→ **Work to be completed**
Each line from the top of the listing through the one holding "const yTitle = 'TEMPERATURE" should be restated word for word, with nothing added and no pictures.

++++

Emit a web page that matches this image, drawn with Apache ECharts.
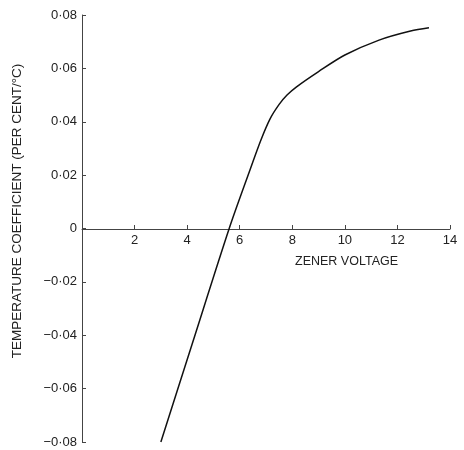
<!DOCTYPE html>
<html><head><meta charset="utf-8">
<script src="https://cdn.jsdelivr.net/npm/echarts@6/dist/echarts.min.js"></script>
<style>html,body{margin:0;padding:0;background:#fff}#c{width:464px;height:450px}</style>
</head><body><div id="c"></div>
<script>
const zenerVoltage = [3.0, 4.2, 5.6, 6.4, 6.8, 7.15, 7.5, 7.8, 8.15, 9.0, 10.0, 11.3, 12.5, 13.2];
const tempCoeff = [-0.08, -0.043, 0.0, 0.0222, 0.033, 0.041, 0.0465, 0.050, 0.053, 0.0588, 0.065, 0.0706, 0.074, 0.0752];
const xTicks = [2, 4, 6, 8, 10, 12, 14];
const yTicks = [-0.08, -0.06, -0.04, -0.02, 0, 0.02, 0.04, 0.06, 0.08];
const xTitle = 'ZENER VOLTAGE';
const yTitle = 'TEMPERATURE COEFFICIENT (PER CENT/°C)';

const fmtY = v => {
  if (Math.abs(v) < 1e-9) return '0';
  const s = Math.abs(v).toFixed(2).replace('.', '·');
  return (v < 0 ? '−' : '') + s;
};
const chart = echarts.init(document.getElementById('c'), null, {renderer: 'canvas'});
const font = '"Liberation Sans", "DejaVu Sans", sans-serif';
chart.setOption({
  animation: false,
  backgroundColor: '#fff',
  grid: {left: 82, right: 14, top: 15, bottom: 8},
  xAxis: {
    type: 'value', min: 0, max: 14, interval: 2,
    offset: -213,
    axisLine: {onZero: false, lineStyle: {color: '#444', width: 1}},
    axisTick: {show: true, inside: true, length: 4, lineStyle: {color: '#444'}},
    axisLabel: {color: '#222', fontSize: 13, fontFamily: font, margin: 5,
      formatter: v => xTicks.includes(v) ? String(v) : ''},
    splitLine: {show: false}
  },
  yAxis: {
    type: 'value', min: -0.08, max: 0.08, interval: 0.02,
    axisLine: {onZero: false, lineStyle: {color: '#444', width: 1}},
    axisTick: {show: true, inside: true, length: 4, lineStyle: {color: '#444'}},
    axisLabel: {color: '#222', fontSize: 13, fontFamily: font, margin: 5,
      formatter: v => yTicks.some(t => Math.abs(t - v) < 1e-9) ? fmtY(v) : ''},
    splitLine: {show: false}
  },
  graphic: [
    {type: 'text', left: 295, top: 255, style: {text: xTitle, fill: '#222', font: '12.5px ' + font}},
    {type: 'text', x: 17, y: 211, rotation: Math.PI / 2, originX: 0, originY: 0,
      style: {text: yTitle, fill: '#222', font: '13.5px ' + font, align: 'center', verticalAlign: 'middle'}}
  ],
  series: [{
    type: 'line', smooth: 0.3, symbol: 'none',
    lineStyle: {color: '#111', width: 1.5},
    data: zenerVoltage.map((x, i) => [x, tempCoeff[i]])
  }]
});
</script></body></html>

++++

→ **Complete output**
Emit a web page that matches this image, drawn with Apache ECharts.
<!DOCTYPE html>
<html><head><meta charset="utf-8">
<script src="https://cdn.jsdelivr.net/npm/echarts@6/dist/echarts.min.js"></script>
<style>html,body{margin:0;padding:0;background:#fff}#c{width:464px;height:450px}</style>
</head><body><div id="c"></div>
<script>
const zenerVoltage = [3.0, 4.2, 5.6, 6.4, 6.8, 7.15, 7.5, 7.8, 8.15, 9.0, 10.0, 11.3, 12.5, 13.2];
const tempCoeff = [-0.08, -0.043, 0.0, 0.0222, 0.033, 0.041, 0.0465, 0.050, 0.053, 0.0588, 0.065, 0.0706, 0.074, 0.0752];
const xTicks = [2, 4, 6, 8, 10, 12, 14];
const yTicks = [-0.08, -0.06, -0.04, -0.02, 0, 0.02, 0.04, 0.06, 0.08];
const xTitle = 'ZENER VOLTAGE';
const yTitle = 'TEMPERATURE COEFFICIENT (PER CENT/°C)';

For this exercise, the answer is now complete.